Asymmetric Routing and Firewall Rules
I try the automatic option "Bypass firewall rules for traffic on the same interface." No effect. TCP connections still get cut off. I reboot, pfSense just in case the firewall is remembering something it shouldn't. No effect, connections are still cut off. So I work through the instructions for the manual option. The instructions are ambiguous but I eventually come up with the right combo and now my TCP connections stay up. Unfortunately it's not good enough to carry IP traffic from Cisco phones and I get the dreaded call that the phones don't work. All my testing showed that they did work but when the workday came, they didn't. We could hear the caller but the caller couldn't hear us.
I like the promise "Bypass firewall rules for traffic on the same interface." I don't want any firewall management of same interface traffic. No rules, no states, nothing. Just route!
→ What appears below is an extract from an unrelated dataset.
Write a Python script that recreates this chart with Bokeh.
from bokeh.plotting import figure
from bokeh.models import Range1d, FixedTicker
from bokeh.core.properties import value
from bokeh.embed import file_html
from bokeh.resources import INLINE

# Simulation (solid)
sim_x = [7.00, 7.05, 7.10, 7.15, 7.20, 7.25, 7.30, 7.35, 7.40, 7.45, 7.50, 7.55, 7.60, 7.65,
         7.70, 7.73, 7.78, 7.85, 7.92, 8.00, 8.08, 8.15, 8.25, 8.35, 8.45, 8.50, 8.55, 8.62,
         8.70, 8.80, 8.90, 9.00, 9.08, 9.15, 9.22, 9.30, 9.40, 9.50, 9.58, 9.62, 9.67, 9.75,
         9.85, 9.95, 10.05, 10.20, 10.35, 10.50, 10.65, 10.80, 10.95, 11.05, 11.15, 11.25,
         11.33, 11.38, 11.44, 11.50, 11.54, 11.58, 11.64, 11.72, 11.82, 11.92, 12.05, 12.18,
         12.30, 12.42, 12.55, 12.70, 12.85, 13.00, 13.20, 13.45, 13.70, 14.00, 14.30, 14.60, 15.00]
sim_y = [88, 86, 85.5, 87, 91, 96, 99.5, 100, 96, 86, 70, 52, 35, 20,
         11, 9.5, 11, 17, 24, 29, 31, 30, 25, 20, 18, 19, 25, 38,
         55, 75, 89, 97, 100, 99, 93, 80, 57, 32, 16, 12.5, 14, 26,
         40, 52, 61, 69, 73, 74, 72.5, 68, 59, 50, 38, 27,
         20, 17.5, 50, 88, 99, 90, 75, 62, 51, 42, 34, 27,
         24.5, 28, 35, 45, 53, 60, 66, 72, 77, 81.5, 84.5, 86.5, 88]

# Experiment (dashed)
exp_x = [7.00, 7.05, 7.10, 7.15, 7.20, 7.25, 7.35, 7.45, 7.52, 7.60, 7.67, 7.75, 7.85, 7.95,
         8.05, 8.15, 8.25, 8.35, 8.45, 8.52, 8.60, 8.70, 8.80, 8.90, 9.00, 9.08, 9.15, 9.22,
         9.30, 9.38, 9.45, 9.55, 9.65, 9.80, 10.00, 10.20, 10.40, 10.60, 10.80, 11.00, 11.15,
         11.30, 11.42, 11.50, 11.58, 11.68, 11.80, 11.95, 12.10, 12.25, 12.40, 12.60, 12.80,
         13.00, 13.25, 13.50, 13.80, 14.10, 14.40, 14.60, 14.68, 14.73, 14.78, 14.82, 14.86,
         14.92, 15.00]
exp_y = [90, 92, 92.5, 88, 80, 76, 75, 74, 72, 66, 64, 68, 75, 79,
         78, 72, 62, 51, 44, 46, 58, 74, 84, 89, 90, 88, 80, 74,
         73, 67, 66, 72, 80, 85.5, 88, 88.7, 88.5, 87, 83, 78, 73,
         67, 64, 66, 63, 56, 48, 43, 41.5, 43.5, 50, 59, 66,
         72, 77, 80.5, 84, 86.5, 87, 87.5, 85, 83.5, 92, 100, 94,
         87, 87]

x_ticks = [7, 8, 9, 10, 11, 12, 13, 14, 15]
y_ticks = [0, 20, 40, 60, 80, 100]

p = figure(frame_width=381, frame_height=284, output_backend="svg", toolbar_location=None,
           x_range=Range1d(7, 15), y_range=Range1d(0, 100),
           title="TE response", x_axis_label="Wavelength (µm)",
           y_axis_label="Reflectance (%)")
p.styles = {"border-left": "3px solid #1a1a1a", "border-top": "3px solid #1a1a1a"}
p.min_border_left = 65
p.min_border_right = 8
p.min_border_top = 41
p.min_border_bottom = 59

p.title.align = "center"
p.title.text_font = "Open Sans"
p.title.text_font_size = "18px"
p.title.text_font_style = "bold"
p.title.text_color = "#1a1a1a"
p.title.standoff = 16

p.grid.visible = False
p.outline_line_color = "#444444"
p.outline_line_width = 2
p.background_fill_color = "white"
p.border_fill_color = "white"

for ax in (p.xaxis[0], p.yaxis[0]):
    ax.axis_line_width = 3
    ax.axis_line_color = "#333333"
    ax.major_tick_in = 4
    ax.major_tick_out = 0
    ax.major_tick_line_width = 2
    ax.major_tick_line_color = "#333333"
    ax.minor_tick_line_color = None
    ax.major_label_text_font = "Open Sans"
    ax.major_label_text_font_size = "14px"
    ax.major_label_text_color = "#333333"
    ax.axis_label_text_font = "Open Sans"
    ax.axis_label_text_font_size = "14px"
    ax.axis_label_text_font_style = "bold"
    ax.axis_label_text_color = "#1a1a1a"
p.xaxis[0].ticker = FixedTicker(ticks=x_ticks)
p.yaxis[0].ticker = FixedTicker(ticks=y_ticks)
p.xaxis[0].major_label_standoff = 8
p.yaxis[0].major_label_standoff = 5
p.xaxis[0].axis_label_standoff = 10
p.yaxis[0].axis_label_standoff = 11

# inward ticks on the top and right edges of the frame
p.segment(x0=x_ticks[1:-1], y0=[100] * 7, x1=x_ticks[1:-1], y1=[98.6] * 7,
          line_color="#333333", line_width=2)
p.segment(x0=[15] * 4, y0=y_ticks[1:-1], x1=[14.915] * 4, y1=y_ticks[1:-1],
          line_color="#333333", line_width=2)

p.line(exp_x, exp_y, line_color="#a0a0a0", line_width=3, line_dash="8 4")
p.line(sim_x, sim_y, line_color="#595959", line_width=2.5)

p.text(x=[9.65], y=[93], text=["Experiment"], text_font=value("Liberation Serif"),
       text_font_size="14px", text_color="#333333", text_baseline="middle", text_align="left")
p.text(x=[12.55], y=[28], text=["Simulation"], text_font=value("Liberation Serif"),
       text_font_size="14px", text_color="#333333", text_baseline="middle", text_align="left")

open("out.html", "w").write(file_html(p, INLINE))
Unfortunately the promise is broken just a few words later "activates rules for traffic to/from the static route networks which are much more permissive." Whatever rules those are must be invisible. I never see any rules show up in the firewall like I do for many other checkboxes.
I'd rather not create a raft of rules to get that SIP traffic to pass. Can pfSense route same interface without interference from the firewall? The Fortigate can do this without creating an internal->internal firewall rule. An overly intrusive firewall is why an ASA can't do this job.